Silver and Gold Prices Decline as Trump Temporarily Eases Critical Minerals Tariff Pressure
Silver and gold prices declined on Thursday as Trump temporarily eased tariff pressure on critical minerals, with silver trading near $92.00 per ounce and gold falling 0.20% to $4,614.18 per ounce. Trump announced plans to negotiate bilateral agreements for mineral supplies rather than impose immediate tariffs. Federal Reserve officials signaled unlikely rate cuts this month, which may temporarily weigh on precious metals that had reached new peaks Wednesday amid geopolitical uncertainty.

*this image is generated using AI for illustrative purposes only.
Silver and gold prices retreated on Thursday after US President Donald Trump temporarily held off on imposing fresh tariffs on critical mineral imports, providing some relief to precious metals markets that had surged to new peaks earlier in the week.
Precious Metals Performance
Silver traded close to $92.00 per ounce, pulling back from its Wednesday peak, while gold declined across major markets. The retreat came after concerns regarding potential US tariffs on silver, platinum, and palladium were temporarily eased.

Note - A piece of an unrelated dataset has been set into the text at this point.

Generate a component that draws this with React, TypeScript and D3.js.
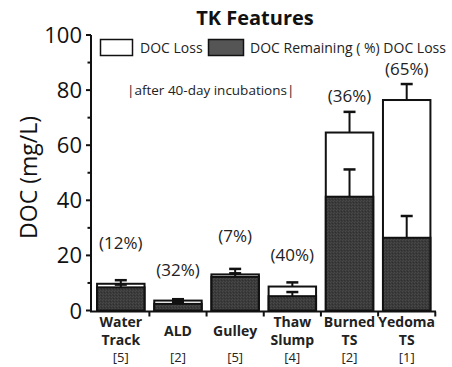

| Metal | Thursday Price | Change |
|---|---|---|
| Gold | $4,614.18/oz | -0.20% |
| Silver | $92.60/oz | -0.60% |
| Platinum | Lower | Declined |
| Palladium | Lower | Declined |
Trump's Tariff Strategy Shift
Trump announced he would negotiate bilateral agreements to ensure adequate suppliers of critical minerals rather than immediately imposing tariffs. According to a statement released late Wednesday, the President floated the concept of price floors on imports instead of traditional percentage-based tariffs to develop domestic supply chains.

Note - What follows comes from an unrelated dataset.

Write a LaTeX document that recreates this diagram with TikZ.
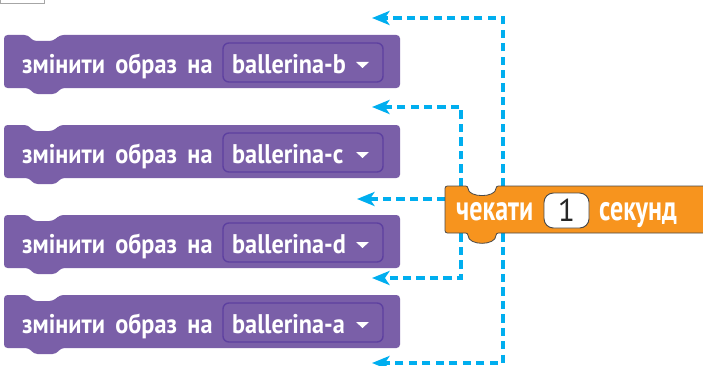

This approach represents a shift from earlier concerns about immediate tariff implementation on critical minerals including silver, platinum, and palladium. The announcement provided temporary relief to markets that had been pricing in potential supply disruptions.
Recent Market Rally Context
A broad metals rally had sent silver and gold to new peaks on Wednesday, alongside copper and tin, as investors rotated into hard assets amid multiple uncertainties:
- Geopolitical tensions
- Supply chain concerns
- Tariff uncertainty
- Frenzied buying activity in China and the US
- Broader rotation into commodities
The precious metals sector's strong performance at the start of the year has been supported by Trump's renewed threats against the Federal Reserve, which sparked a "sell America" trade and boosted alternative stores of value.
Federal Reserve Policy Implications
Federal Reserve officials emphasized central bank independence on Wednesday, with several officials signaling they are unlikely to support another rate cut when they meet later this month. The officials cited a resilient economy and concerns over still-elevated inflation as reasons for maintaining current rates.
Most Fed officials, except Stephen Miran, indicated resistance to further rate reductions in the near term. A pause in rate cuts may temporarily weigh on precious metals, which do not yield interest. However, traders continue pricing in one rate cut by July and two cuts by year-end, suggesting longer-term support for the sector.
Market Outlook
The precious metals market faces mixed signals as tariff concerns ease temporarily while monetary policy uncertainty persists. The combination of geopolitical factors, supply chain considerations, and Federal Reserve policy decisions continues to drive investor interest in hard assets as alternative stores of value.